What this task involves
Go through the records and give each one again exactly.

+===+

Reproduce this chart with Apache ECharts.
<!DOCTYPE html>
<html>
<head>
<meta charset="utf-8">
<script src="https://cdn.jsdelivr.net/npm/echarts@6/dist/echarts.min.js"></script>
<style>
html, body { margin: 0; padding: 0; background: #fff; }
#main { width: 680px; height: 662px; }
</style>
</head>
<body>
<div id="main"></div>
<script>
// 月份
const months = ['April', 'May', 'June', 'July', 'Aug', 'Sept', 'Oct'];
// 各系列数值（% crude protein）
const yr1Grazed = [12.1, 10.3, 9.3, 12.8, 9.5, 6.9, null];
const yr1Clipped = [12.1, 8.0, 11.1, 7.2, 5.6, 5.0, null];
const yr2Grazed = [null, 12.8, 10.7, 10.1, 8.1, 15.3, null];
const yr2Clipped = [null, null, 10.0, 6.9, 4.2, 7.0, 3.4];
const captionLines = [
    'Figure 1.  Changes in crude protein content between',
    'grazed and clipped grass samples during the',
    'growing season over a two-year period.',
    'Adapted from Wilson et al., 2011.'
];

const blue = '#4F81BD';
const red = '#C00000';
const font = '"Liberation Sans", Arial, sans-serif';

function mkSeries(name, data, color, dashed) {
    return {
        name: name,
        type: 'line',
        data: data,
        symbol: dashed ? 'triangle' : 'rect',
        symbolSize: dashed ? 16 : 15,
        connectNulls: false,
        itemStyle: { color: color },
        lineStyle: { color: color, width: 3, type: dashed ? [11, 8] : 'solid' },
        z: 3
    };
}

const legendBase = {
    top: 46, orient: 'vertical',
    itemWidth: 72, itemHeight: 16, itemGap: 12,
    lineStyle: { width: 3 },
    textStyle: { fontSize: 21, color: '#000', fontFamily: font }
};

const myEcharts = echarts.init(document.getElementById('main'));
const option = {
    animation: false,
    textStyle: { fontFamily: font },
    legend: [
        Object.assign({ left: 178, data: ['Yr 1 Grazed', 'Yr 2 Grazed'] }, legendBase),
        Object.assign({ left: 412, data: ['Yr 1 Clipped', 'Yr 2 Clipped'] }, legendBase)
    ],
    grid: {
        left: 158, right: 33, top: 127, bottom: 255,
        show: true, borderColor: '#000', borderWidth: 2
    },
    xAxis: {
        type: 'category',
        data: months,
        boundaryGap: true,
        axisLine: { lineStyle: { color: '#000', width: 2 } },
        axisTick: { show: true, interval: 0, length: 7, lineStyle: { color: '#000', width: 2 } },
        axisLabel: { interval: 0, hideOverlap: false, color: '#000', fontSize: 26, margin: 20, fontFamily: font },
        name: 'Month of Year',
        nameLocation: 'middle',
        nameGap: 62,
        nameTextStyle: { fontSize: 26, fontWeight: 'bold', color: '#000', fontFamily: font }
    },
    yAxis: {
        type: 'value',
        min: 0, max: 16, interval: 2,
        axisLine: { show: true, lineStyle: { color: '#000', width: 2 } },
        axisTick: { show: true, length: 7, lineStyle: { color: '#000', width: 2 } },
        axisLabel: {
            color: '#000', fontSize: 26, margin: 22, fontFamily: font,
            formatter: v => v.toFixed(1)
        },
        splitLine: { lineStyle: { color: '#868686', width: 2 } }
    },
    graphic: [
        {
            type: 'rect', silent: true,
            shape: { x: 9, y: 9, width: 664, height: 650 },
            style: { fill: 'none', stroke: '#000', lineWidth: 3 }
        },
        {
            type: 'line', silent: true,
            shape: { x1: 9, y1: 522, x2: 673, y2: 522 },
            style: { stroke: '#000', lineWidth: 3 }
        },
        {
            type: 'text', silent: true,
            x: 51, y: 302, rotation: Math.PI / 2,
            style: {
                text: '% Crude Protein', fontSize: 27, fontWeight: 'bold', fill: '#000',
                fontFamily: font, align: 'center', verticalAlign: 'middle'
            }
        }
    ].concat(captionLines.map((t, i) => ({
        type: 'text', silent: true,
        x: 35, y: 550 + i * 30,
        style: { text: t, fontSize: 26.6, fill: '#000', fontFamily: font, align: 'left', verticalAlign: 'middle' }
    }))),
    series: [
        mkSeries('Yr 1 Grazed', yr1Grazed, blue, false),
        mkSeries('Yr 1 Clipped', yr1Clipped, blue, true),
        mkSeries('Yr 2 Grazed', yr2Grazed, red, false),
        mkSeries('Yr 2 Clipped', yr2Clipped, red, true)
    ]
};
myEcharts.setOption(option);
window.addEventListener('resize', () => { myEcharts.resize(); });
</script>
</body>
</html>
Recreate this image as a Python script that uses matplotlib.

+===+

Worked answer
Reproduce this chart with Apache ECharts.
<!DOCTYPE html>
<html>
<head>
<meta charset="utf-8">
<script src="https://cdn.jsdelivr.net/npm/echarts@6/dist/echarts.min.js"></script>
<style>
html, body { margin: 0; padding: 0; background: #fff; }
#main { width: 680px; height: 662px; }
</style>
</head>
<body>
<div id="main"></div>
<script>
// 月份
const months = ['April', 'May', 'June', 'July', 'Aug', 'Sept', 'Oct'];
// 各系列数值（% crude protein）
const yr1Grazed = [12.1, 10.3, 9.3, 12.8, 9.5, 6.9, null];
const yr1Clipped = [12.1, 8.0, 11.1, 7.2, 5.6, 5.0, null];
const yr2Grazed = [null, 12.8, 10.7, 10.1, 8.1, 15.3, null];
const yr2Clipped = [null, null, 10.0, 6.9, 4.2, 7.0, 3.4];
const captionLines = [
    'Figure 1.  Changes in crude protein content between',
    'grazed and clipped grass samples during the',
    'growing season over a two-year period.',
    'Adapted from Wilson et al., 2011.'
];

const blue = '#4F81BD';
const red = '#C00000';
const font = '"Liberation Sans", Arial, sans-serif';

function mkSeries(name, data, color, dashed) {
    return {
        name: name,
        type: 'line',
        data: data,
        symbol: dashed ? 'triangle' : 'rect',
        symbolSize: dashed ? 16 : 15,
        connectNulls: false,
        itemStyle: { color: color },
        lineStyle: { color: color, width: 3, type: dashed ? [11, 8] : 'solid' },
        z: 3
    };
}

const legendBase = {
    top: 46, orient: 'vertical',
    itemWidth: 72, itemHeight: 16, itemGap: 12,
    lineStyle: { width: 3 },
    textStyle: { fontSize: 21, color: '#000', fontFamily: font }
};

const myEcharts = echarts.init(document.getElementById('main'));
const option = {
    animation: false,
    textStyle: { fontFamily: font },
    legend: [
        Object.assign({ left: 178, data: ['Yr 1 Grazed', 'Yr 2 Grazed'] }, legendBase),
        Object.assign({ left: 412, data: ['Yr 1 Clipped', 'Yr 2 Clipped'] }, legendBase)
    ],
    grid: {
        left: 158, right: 33, top: 127, bottom: 255,
        show: true, borderColor: '#000', borderWidth: 2
    },
    xAxis: {
        type: 'category',
        data: months,
        boundaryGap: true,
        axisLine: { lineStyle: { color: '#000', width: 2 } },
        axisTick: { show: true, interval: 0, length: 7, lineStyle: { color: '#000', width: 2 } },
        axisLabel: { interval: 0, hideOverlap: false, color: '#000', fontSize: 26, margin: 20, fontFamily: font },
        name: 'Month of Year',
        nameLocation: 'middle',
        nameGap: 62,
        nameTextStyle: { fontSize: 26, fontWeight: 'bold', color: '#000', fontFamily: font }
    },
    yAxis: {
        type: 'value',
        min: 0, max: 16, interval: 2,
        axisLine: { show: true, lineStyle: { color: '#000', width: 2 } },
        axisTick: { show: true, length: 7, lineStyle: { color: '#000', width: 2 } },
        axisLabel: {
            color: '#000', fontSize: 26, margin: 22, fontFamily: font,
            formatter: v => v.toFixed(1)
        },
        splitLine: { lineStyle: { color: '#868686', width: 2 } }
    },
    graphic: [
        {
            type: 'rect', silent: true,
            shape: { x: 9, y: 9, width: 664, height: 650 },
            style: { fill: 'none', stroke: '#000', lineWidth: 3 }
        },
        {
            type: 'line', silent: true,
            shape: { x1: 9, y1: 522, x2: 673, y2: 522 },
            style: { stroke: '#000', lineWidth: 3 }
        },
        {
            type: 'text', silent: true,
            x: 51, y: 302, rotation: Math.PI / 2,
            style: {
                text: '% Crude Protein', fontSize: 27, fontWeight: 'bold', fill: '#000',
                fontFamily: font, align: 'center', verticalAlign: 'middle'
            }
        }
    ].concat(captionLines.map((t, i) => ({
        type: 'text', silent: true,
        x: 35, y: 550 + i * 30,
        style: { text: t, fontSize: 26.6, fill: '#000', fontFamily: font, align: 'left', verticalAlign: 'middle' }
    }))),
    series: [
        mkSeries('Yr 1 Grazed', yr1Grazed, blue, false),
        mkSeries('Yr 1 Clipped', yr1Clipped, blue, true),
        mkSeries('Yr 2 Grazed', yr2Grazed, red, false),
        mkSeries('Yr 2 Clipped', yr2Clipped, red, true)
    ]
};
myEcharts.setOption(option);
window.addEventListener('resize', () => { myEcharts.resize(); });
</script>
</body>
</html>
Recreate this image as a Python script that uses matplotlib.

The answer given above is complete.